As sessile organisms, plants are directly challenged by fluctuating environments that usually lead to limited growth. As all living organisms, plants require for growth the basic chemical elements on top of which appear: carbon (C), hydrogen (H), oxygen (O), and nitrogen (N). Plants are capable of acquiring C, H and O elements via photosynthesis while N availability is one of the crucial factors limiting plant yield in agriculture. Consequently, external supply of N fertilizers has been key to improve plant yield in extensive farming systems. However, two main costs arise from this practice: (i) the significant and high energetic demand of the industrial synthesis of N fertilizers, and (ii) the environmental costs of releasing N compounds into the environment resulting in e.g. water pollution, algal bloom, and eutrophication.

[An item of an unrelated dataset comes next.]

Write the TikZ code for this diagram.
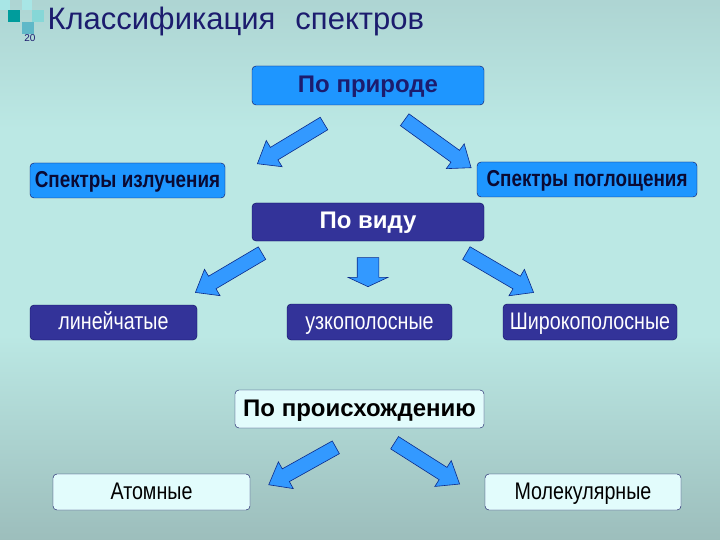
\documentclass[tikz,border=0pt]{standalone}
\usepackage{fontspec}
\setmainfont{Liberation Sans}
\newfontfamily\narrowfont[FakeStretch=0.82]{Liberation Sans}
\usetikzlibrary{shapes.arrows, calc}
\definecolor{titleNavy}{HTML}{1C1C6E}
\definecolor{edgeNavy}{HTML}{0B0B5C}
\definecolor{inkNavy}{HTML}{0A0A33}
\definecolor{boxBlue}{HTML}{1E96FF}
\definecolor{boxIndigo}{HTML}{333399}
\definecolor{boxCyan}{HTML}{E2FCFC}
\definecolor{arrowBlue}{HTML}{3399FF}
\definecolor{arrowEdge}{HTML}{0A2A8A}
\definecolor{bgTop}{HTML}{8FA9A8}
\definecolor{bgUp}{HTML}{A7CBCA}
\definecolor{bgMid}{HTML}{BBE8E4}
\definecolor{bgLow}{HTML}{9EC0BE}
\definecolor{bgBot}{HTML}{7A9391}
\definecolor{tileTeal}{HTML}{009C9C}
\definecolor{tilePale}{HTML}{A8E6E6}
\definecolor{tileMid}{HTML}{5FB8C8}
\pgfdeclareverticalshading{slideBg}{100bp}{color(0bp)=(bgBot); color(26bp)=(bgLow);
  color(44bp)=(bgMid); color(63bp)=(bgMid); color(81bp)=(bgUp); color(100bp)=(bgTop)}

% block arrow from tail coordinate to tip coordinate
\newcommand{\blockarrow}[3][]{%
  \path let \p1=($(#3)-(#2)$), \n1={veclen(\x1,\y1)} in
    (#2) -- node[blockArr, sloped, allow upside down, pos=1, anchor=tip,
      minimum height=\n1, #1] {} (#3);}

\begin{document}
\begin{tikzpicture}[x=1pt, y=-1pt,
    box/.style={draw=edgeNavy, thin, rounded corners=4pt, align=center, inner sep=0pt,
      text height=18pt, text depth=4pt},
    headBlue/.style={box, fill=boxBlue, text=titleNavy, font=\fontsize{24}{26}\selectfont\bfseries},
    leafBlue/.style={box, fill=boxBlue, text=inkNavy, font=\narrowfont\fontsize{23}{25}\selectfont\bfseries},
    headIndigo/.style={box, fill=boxIndigo, text=white, font=\fontsize{24}{26}\selectfont\bfseries},
    leafIndigo/.style={box, fill=boxIndigo, text=white, font=\narrowfont\fontsize{24}{26}\selectfont},
    headCyan/.style={box, fill=boxCyan, text=black, font=\fontsize{24}{26}\selectfont\bfseries},
    leafCyan/.style={box, fill=boxCyan, text=black, font=\narrowfont\fontsize{24}{26}\selectfont},
    blockArr/.style={single arrow, draw=arrowEdge, fill=arrowBlue, line width=0.6pt,
      inner xsep=0pt, inner ysep=7pt, single arrow head extend=8pt,
      single arrow tip angle=76},
    tile/.style={draw=none, minimum size=#1, inner sep=0pt, anchor=north west}]
  \useasboundingbox (0,0) rectangle (720,540);
  \shade[shading=slideBg] (0,0) rectangle (720,540);

  % slide corner
  \node[tile=10, fill=tilePale] (t1) at (0,0) {};
  \node[tile=12, fill=tileTeal] (t2) at (8,10) {};
  \node[tile=10, fill=tilePale] (t3) at (22,0) {};
  \node[tile=12, fill=tilePale!80!tileTeal] (t4) at (32,10) {};
  \node[tile=12, fill=tileMid] (t5) at (22,22) {};
  \node[font=\fontsize{10}{11}\selectfont, text=titleNavy] (slideNo) at (30,38) {20};
  \node[anchor=west, text=titleNavy, font=\fontsize{31}{35}\selectfont] (title) at (44,21)
    {Классификация\hspace{20pt}спектров};

  % by nature
  \node[headBlue, minimum width=232, minimum height=39] (nature) at (368,85.5) {По природе};
  \node[leafBlue, minimum width=195, minimum height=35] (emission) at (127.5,180.5) {Спектры излучения};
  \node[leafBlue, minimum width=220, minimum height=35] (absorption) at (587,179.5) {Спектры поглощения};

  % by kind
  \node[headIndigo, minimum width=232, minimum height=38] (kind) at (368,222) {По виду};
  \node[leafIndigo, minimum width=167, minimum height=35] (lineSp) at (113.5,322.5) {линейчатые};
  \node[leafIndigo, minimum width=165, minimum height=36] (narrowSp) at (369.5,322) {узкополосные};
  \node[leafIndigo, minimum width=174, minimum height=36] (wideSp) at (590,322) {Широкополосные};

  % by origin
  \node[headCyan, minimum width=249, minimum height=38] (origin) at (359.5,409) {По происхождению};
  \node[leafCyan, minimum width=197, minimum height=36] (atomic) at (151.5,492) {Атомные};
  \node[leafCyan, minimum width=196, minimum height=36] (molecular) at (583,492) {Молекулярные};

  % arrow ends
  \coordinate (natL0) at (323.7,123.7);  \coordinate (natL1) at (257,164);
  \coordinate (natR0) at (405,120);      \coordinate (natR1) at (471.5,168);
  \coordinate (kindL0) at (261.7,253.3); \coordinate (kindL1) at (195,292.7);
  \coordinate (kindD0) at (368,258);     \coordinate (kindD1) at (368,287);
  \coordinate (kindR0) at (466.7,253.3); \coordinate (kindR1) at (534,292.7);
  \coordinate (origL0) at (335.5,447.5); \coordinate (origL1) at (268.3,485);
  \coordinate (origR0) at (395,443);     \coordinate (origR1) at (460,484.3);

  \blockarrow{natL0}{natL1}
  \blockarrow{natR0}{natR1}
  \blockarrow{kindL0}{kindL1}
  \blockarrow[inner ysep=10.5pt, single arrow head extend=9pt, single arrow tip angle=130]{kindD0}{kindD1}
  \blockarrow{kindR0}{kindR1}
  \blockarrow{origL0}{origL1}
  \blockarrow{origR0}{origR1}
\end{tikzpicture}
\end{document}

To reduce the impact of agricultural fertilization on ecosystems, naturally occurring processes such as biological nitrogen fixation could be viewed as a promising and sustainable strategy for plant N supply. Indeed, a limited portion of flowering plants can symbiotically interact with nitrogen-fixing soil bacteria collectively known as rhizobia. This interaction takes place in specialized, relatively recently evolved and facultative plant organs termed as “symbiotic nodules”. In these symbiotic organs, a bacterial enzyme, the nitrogenase, is converting gaseous dinitrogen (N2) into ammonium that is provided to the host plant. As N2 accounts for approximately 78% of atmospheric gases and is recycled, this form of nitrogen represents a huge and potentially unlimited pool available to plants forming a nitrogen-fixing symbiosis. In particular, this group of plants encompasses the agronomical relevant Legume family (e.g. garden pea, common bean, soybean, chickpea, alfalfa and lentil). Soybean (Glycine max [L.] Merrill) is the most extensively cultivated legume worldwide and accounts for 8.77% of world total harvested area in 2016, ranking it fourth after wheat, maize and rice (fao.org).
Understanding the molecular mechanisms controlling the robustness of nodule development and functioning in soybean is crucial to improve symbiotic efficiency and to alleviate environmental costs of chemical N fertilisation. Exploiting the potential of several documented examples of nodule-to-root conversion, we propose to identify plant and bacterial factors required for an efficient symbiosis and nodule maintenance. It has been shown that both the bacterial general stress response (GSR) system and the plant NBCL gene products are required for nodule maintenance. However, this has been done in two different biological systems, namely the G. max - Bradyrhizobium diazoefficiens and Medicago truncatula - Sinorhizobium meliloti models. Using the B. diazoefficiens - soybean system, we propose to decipher (i) the symbiotic roles of the three NBCL proteins in soybean, (ii) which cells are involved in nodule to root conversion in soybean nodules induced by B. diazoefficiens mutants impaired in the GSR, and (iii) the molecular determinants and mechanisms which respond to the lack of the bacterial GSR-dependant signals and subsequently lead to nodule-to-root conversion.